Sometimes you need to multiply both equations. This is where students mess up.
Example:
3x + 2y = 12
5x + 3y = 19
No matching coefficients. To eliminate x, find the LCM of 3 and 5, which is 15. Multiply the first equation by 5 and the second by 3:
15x + 10y = 60
15x + 9y = 57
Now subtract the second from the first:
y = 3
Back-substitute: 3(3) + 2y = 12 → 9 + 2y = 12 → 2y = 3 → y = 1.5
Solution: x = 3, y = 1.5
Elimination vs. Substitution vs. Graphing
| Method | Best When | Downside |
|---|---|---|
| Elimination | Easy to match/flip coefficients | Requires careful arithmetic |
| Substitution | One equation already solved for a variable | Gets messy with fractions |
| Graphing | Visual learners, approximate answers | Imprecise, useless for non-integer solutions |
Common Mistakes
- Forgetting to multiply both sides of an equation when you multiply one side
- Adding when you should subtract (or vice versa)

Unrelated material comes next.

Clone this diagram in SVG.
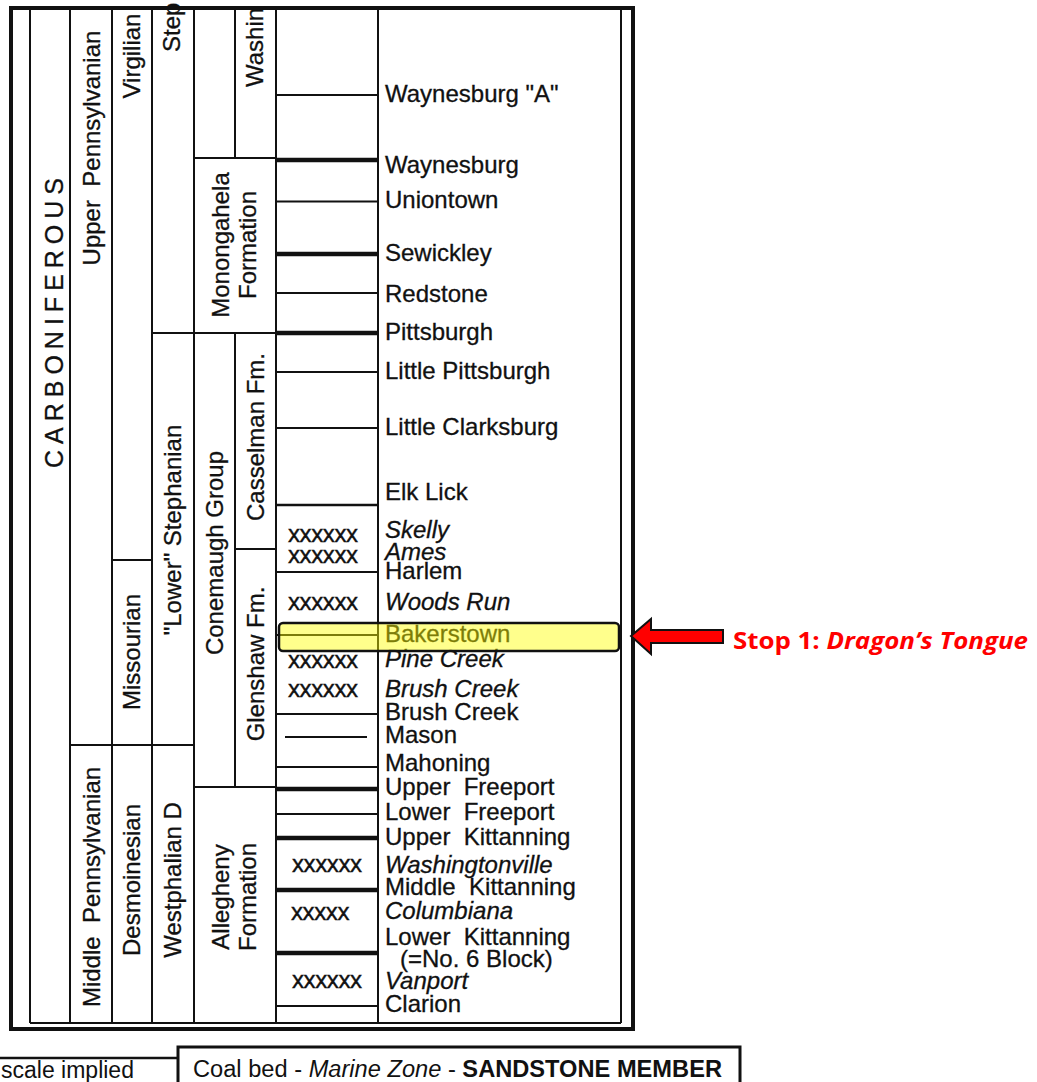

- Arithmetic errors during the elimination step
- Not checking your answer in both original equations
Getting Started: Practice Problem
Solve this system using elimination:
x + 4y = 14
3x - 4y = 10
Notice the y coefficients are opposites. Add the equations, solve for x, back-substitute, and check. The answer is x = 6, y = 2.
If you didn't get that, go back and check your arithmetic. That's where the errors hide.